- Directed by: Udayan Prasad
- Screenplay by: Christina Concetta Raman Singh
- Produced by: Jeffrey Bloom Thierry Cagianut Elliott Kastner George Pappas Nikos Sekeris Alexis Varouxakis
- Starring: Matthew Modine
- Cinematography: Haris Zambarloukos
- Edited by: Barrie Vince
- Music by: Stephen Warbeck
- Release date: 2005;
- Running time: 97 minutes
- Language: English

= Opa! =

Opa! is a 2005 film directed by Udayan Prasad and starring Matthew Modine.

It was shot in Greece.

==Plot==

Eric travels from Chicago aiming to continue his late father's quest for St.

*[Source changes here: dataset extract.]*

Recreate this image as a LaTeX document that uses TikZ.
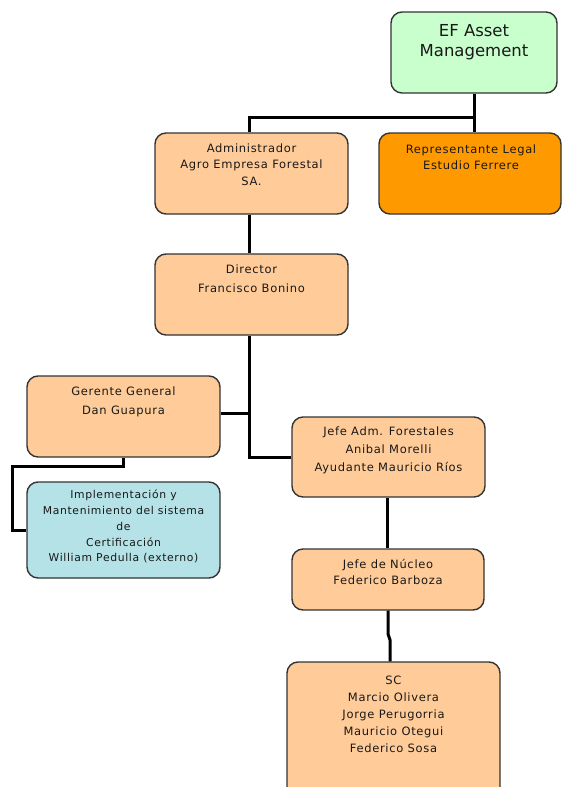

John the Evangelist's mythical cup. The only hindrance is that it is located under a profitable tavern of Katarina- who wins his heart.

==Cast==
- Matthew Modine as Eric
- Richard Griffiths as Tierney
- Alki David as Spyros Kakogiannis
- Agni Scott as Katerina
- Panayota Aravantzi as Agapoula
- Eirini Koumarianou as Yaya Adriana
- Christos Valavanidis as Mayor
- Shuler Hensley as Big Mac McLaren

==Reception==
On review aggregator website Rotten Tomatoes, the film holds an approval rating of 9% based on reviews from 11 critics, with an average rating of 4.3/10.